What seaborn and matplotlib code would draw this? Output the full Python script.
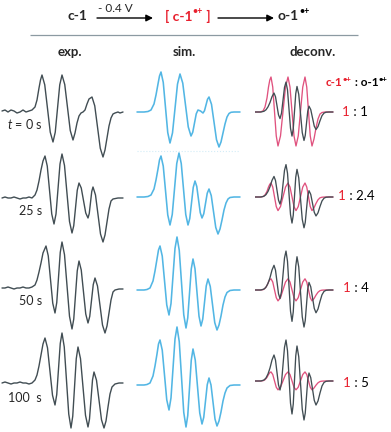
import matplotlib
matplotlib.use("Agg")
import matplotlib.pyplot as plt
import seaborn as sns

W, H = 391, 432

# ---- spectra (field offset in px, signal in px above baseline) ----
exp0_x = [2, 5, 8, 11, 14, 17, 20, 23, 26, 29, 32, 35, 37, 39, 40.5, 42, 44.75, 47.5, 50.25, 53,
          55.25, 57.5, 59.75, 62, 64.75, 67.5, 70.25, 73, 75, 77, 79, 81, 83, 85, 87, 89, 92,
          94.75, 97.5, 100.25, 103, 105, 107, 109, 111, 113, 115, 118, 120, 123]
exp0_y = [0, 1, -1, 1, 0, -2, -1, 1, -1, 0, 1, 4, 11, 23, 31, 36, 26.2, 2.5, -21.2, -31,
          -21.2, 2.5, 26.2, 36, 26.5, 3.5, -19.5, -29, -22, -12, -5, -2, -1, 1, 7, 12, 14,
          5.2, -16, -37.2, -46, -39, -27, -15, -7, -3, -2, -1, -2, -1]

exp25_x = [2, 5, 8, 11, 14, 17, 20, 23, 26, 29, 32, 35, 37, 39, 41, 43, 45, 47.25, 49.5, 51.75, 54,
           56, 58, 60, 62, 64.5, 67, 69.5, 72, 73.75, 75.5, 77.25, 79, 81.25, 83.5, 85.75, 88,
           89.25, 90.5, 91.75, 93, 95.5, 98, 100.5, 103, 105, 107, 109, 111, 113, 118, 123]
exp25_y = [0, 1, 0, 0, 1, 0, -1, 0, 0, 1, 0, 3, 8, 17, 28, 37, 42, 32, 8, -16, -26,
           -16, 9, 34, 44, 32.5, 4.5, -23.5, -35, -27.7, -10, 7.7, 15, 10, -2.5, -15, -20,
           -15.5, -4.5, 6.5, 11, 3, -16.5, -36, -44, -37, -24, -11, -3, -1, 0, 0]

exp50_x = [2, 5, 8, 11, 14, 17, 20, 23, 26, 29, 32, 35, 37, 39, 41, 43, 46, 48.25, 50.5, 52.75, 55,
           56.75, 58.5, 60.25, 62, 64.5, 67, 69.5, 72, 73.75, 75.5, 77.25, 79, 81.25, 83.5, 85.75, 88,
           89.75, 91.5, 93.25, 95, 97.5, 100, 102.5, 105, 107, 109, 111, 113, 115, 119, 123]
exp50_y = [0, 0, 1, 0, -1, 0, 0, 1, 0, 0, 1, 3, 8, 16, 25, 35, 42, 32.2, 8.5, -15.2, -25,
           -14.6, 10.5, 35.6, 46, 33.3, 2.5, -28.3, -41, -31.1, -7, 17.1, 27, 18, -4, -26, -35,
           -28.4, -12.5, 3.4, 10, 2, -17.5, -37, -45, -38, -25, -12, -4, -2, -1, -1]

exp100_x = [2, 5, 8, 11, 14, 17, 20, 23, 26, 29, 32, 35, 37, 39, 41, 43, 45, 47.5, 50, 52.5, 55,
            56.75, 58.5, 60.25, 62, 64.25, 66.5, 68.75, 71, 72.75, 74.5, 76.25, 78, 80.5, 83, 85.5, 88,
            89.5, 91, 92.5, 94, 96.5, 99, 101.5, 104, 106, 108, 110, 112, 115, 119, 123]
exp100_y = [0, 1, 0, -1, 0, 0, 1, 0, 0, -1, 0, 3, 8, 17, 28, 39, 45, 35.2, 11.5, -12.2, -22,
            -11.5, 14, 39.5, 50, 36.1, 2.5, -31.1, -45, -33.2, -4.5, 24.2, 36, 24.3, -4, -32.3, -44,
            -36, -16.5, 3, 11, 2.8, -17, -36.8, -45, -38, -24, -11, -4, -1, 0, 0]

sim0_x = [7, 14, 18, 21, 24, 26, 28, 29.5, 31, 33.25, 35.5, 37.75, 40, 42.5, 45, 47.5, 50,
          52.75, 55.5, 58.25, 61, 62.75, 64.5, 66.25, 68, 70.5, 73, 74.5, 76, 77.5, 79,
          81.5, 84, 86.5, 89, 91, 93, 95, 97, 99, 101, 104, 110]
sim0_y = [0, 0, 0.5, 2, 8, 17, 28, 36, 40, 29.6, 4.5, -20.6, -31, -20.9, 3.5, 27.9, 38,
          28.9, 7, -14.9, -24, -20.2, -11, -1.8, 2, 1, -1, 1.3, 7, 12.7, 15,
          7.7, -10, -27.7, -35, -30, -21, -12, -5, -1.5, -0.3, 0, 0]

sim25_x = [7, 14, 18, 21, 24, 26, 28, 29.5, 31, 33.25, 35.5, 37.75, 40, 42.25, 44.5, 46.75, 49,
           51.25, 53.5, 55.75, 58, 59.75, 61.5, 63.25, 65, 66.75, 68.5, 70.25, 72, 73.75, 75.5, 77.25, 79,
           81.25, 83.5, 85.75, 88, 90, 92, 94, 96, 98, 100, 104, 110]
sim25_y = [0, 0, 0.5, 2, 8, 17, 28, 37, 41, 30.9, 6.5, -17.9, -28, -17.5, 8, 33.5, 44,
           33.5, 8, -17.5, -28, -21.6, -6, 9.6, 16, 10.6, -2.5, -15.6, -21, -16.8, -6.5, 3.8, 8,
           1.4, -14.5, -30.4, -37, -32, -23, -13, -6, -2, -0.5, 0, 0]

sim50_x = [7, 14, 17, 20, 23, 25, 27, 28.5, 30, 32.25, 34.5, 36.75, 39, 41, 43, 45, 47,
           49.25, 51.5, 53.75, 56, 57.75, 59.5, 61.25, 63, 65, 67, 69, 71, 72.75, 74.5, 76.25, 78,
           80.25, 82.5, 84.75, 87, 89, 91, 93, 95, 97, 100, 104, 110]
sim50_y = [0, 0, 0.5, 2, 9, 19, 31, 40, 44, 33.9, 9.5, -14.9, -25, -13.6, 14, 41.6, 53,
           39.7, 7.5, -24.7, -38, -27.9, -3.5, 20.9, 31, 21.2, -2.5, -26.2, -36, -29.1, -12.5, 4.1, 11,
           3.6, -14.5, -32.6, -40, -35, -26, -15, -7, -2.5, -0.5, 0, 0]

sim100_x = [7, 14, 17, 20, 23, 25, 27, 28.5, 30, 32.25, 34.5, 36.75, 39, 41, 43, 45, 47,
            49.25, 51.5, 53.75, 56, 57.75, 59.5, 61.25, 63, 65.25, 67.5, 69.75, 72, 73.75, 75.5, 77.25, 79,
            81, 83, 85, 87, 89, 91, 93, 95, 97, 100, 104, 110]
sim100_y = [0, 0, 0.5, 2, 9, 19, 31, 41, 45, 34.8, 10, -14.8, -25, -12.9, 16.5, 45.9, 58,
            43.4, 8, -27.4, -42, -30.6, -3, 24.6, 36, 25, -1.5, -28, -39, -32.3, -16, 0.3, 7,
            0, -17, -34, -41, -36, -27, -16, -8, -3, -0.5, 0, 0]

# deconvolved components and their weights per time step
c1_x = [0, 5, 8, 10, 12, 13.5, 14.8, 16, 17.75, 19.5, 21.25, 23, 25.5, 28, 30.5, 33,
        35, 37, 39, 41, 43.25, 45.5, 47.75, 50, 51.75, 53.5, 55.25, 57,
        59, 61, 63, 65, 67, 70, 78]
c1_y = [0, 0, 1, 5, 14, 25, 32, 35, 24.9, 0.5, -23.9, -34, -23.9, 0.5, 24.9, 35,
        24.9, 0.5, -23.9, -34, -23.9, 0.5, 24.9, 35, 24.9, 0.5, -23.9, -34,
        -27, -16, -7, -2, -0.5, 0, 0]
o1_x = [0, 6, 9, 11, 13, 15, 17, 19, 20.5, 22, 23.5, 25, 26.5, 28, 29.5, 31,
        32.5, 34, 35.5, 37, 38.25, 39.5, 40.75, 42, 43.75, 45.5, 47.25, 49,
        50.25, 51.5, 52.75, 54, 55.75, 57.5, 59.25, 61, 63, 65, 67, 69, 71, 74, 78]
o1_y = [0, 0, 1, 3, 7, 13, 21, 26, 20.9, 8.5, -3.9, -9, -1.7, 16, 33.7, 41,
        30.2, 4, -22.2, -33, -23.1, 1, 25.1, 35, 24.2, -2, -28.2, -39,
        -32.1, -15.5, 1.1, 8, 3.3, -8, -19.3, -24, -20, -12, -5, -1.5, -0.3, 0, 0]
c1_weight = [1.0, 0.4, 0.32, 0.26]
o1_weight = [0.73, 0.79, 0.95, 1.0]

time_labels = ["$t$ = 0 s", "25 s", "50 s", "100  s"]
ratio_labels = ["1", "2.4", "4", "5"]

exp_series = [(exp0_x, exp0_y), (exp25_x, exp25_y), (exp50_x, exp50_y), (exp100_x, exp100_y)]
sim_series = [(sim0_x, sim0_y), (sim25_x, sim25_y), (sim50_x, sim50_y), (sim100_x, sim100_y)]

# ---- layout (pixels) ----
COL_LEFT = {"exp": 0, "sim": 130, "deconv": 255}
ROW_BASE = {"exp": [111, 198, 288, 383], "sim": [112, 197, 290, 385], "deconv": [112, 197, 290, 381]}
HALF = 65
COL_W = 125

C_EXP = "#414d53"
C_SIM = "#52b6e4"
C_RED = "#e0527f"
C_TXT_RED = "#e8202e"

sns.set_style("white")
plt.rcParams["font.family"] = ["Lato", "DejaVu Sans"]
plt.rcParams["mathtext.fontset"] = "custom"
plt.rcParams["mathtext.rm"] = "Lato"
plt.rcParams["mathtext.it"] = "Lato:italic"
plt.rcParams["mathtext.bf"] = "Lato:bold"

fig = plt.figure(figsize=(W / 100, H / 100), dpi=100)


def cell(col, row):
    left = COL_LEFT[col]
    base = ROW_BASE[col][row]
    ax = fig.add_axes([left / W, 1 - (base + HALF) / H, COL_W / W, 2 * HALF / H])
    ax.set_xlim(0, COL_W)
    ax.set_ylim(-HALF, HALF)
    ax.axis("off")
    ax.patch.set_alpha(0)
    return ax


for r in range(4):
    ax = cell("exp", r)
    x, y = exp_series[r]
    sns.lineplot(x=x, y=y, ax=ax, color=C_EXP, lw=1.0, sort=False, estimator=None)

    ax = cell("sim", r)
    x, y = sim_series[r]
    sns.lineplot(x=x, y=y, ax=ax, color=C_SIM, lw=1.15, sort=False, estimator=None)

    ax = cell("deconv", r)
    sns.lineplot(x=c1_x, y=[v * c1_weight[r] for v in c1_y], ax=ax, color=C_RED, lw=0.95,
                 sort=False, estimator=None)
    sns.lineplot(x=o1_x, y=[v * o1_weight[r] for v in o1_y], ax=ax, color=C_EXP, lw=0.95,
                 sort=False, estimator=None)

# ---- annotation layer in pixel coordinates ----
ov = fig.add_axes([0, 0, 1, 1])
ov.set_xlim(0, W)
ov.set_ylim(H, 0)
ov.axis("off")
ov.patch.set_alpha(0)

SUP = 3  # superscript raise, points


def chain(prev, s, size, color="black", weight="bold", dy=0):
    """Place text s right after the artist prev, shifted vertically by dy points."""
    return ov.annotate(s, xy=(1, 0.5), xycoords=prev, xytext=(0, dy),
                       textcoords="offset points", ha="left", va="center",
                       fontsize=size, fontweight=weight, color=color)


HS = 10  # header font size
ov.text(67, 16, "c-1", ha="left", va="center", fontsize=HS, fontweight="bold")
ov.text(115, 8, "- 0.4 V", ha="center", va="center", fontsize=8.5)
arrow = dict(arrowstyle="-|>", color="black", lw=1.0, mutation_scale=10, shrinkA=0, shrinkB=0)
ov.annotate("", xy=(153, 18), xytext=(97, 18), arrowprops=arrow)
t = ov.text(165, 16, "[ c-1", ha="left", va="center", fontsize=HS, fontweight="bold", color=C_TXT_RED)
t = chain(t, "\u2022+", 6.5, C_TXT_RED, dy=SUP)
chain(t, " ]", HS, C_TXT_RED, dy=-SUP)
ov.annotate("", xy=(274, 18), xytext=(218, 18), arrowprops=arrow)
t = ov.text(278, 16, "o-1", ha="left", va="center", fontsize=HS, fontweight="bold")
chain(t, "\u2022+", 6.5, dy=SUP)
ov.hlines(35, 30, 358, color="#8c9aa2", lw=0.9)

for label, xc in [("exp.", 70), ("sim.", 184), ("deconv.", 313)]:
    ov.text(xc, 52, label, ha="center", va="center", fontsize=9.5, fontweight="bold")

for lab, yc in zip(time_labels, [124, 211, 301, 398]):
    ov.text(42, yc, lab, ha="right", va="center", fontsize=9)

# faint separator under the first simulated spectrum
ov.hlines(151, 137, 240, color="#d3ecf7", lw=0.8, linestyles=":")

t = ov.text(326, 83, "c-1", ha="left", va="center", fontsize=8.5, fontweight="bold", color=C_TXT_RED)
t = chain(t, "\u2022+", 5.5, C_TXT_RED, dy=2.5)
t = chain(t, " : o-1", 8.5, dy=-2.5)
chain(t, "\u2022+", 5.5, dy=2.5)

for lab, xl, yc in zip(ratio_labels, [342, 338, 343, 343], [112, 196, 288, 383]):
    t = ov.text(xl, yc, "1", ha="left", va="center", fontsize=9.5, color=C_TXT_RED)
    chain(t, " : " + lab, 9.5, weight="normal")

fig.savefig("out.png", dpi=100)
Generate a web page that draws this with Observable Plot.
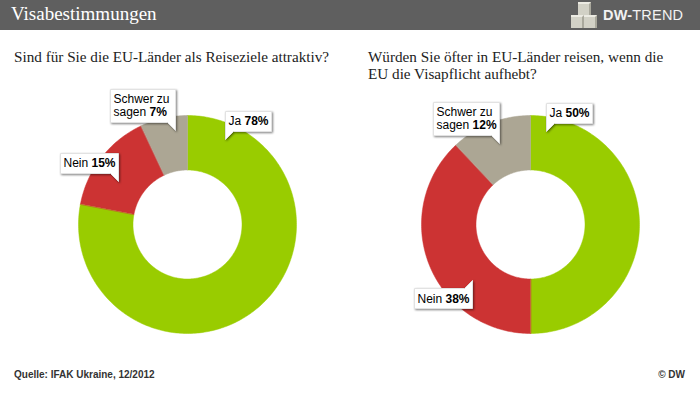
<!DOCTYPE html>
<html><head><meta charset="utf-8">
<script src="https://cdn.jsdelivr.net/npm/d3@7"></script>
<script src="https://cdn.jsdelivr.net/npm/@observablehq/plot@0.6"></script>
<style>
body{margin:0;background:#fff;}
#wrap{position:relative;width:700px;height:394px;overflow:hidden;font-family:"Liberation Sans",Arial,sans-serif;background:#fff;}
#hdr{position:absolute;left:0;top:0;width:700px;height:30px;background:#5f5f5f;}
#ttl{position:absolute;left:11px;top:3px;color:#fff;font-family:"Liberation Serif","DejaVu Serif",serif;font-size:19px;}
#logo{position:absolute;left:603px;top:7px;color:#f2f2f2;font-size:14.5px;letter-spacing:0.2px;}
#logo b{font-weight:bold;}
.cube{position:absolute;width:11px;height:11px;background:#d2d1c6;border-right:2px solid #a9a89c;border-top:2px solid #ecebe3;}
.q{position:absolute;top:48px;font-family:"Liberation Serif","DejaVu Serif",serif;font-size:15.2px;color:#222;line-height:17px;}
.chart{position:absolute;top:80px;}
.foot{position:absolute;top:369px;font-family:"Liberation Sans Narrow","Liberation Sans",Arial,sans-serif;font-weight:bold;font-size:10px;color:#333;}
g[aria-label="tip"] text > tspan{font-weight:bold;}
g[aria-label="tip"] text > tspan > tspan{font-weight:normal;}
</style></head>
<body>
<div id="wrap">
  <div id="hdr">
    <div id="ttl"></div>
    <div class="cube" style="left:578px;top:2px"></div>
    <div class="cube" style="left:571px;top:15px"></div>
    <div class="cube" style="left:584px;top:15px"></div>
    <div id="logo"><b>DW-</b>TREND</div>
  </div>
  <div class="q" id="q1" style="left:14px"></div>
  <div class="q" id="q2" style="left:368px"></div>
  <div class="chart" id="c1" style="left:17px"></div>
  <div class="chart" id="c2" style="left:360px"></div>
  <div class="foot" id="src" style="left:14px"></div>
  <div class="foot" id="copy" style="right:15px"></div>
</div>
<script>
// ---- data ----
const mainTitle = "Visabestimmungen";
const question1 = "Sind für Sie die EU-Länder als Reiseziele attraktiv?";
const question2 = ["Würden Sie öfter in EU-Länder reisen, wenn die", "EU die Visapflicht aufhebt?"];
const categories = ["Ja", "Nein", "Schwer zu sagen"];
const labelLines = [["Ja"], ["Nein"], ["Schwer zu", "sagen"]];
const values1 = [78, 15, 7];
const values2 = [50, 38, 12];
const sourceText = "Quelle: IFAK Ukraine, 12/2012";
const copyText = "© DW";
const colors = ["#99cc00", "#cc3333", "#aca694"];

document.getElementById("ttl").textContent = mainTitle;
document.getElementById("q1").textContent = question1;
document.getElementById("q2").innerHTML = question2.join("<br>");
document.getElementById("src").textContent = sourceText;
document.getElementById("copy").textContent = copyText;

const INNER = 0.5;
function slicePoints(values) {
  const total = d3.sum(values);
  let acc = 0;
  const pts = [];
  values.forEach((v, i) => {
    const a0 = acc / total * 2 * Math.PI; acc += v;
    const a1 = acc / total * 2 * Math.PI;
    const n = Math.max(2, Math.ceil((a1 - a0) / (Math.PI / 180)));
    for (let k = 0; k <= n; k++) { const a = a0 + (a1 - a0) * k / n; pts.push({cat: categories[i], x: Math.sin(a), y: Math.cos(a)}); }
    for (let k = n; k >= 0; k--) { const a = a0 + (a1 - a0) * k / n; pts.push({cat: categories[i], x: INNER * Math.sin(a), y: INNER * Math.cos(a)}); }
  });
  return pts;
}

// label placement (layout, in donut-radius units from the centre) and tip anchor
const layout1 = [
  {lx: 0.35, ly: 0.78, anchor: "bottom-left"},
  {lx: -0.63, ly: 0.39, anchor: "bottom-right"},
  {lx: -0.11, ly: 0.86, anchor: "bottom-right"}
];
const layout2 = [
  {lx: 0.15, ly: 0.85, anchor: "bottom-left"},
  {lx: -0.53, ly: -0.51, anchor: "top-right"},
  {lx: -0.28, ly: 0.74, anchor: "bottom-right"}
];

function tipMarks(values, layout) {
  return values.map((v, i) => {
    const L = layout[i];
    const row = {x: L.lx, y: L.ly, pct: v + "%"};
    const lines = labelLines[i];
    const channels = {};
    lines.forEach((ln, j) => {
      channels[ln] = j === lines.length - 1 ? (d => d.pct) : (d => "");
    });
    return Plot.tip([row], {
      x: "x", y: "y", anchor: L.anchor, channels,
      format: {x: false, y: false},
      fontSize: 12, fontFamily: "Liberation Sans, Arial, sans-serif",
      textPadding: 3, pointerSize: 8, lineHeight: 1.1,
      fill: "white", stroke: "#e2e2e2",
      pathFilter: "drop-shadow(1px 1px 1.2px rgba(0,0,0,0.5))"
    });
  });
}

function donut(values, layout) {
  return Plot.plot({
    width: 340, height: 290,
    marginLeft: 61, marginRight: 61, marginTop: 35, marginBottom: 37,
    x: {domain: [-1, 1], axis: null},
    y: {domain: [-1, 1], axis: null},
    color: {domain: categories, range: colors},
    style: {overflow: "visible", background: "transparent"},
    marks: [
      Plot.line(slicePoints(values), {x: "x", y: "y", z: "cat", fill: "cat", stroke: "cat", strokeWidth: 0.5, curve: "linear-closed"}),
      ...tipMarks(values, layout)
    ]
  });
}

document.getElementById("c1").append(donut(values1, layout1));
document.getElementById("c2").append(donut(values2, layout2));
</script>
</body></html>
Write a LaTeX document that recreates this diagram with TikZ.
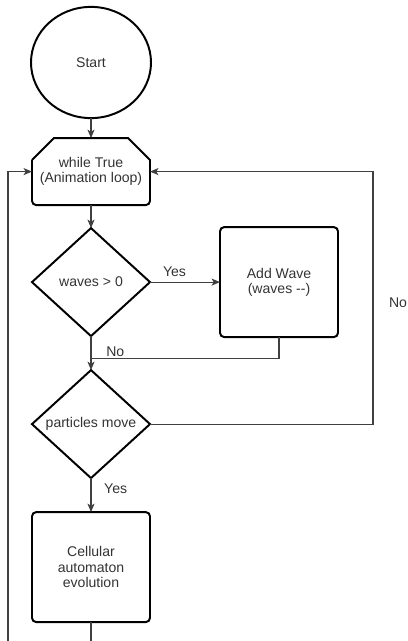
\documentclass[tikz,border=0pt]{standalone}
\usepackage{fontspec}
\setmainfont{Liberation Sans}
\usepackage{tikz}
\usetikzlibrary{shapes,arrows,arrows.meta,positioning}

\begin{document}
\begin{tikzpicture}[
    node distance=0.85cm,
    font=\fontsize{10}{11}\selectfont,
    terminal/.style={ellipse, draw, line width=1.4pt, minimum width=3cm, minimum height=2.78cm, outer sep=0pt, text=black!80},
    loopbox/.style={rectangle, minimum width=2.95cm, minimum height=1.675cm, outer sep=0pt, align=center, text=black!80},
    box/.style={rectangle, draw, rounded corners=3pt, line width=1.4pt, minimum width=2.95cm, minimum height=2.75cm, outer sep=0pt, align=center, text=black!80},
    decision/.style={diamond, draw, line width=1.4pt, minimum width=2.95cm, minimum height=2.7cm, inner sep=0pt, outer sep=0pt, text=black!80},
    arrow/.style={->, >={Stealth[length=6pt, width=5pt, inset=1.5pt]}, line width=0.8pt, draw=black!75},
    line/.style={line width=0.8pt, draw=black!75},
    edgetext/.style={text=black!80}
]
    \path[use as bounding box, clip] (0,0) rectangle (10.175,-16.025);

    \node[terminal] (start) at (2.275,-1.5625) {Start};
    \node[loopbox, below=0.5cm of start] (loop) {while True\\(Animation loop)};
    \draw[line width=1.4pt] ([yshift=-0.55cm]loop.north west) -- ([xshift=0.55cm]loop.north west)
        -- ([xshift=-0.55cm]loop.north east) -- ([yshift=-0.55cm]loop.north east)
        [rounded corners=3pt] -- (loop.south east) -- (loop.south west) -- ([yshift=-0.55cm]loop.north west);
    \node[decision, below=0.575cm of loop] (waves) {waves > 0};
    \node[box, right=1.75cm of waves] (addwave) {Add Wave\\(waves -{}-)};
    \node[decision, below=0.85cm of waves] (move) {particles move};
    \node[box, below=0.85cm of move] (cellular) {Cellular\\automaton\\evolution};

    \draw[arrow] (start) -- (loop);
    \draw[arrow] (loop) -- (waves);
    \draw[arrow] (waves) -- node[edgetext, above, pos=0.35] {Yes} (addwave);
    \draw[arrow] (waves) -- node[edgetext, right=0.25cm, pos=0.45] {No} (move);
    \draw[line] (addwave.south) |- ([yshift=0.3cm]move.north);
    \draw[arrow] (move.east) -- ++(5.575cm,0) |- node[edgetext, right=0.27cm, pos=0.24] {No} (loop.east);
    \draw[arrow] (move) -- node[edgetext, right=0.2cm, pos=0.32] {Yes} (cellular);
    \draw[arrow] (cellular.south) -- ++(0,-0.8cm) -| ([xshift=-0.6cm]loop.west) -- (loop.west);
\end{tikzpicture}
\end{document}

________________________

What the task requires:
Check each line of the entries above, and show every one holding the word "this".

Reply to the task:
What seaborn and matplotlib code would draw this? Output the full Python script.
Generate a web page that draws this with Observable Plot.
Write a LaTeX document that recreates this diagram with TikZ.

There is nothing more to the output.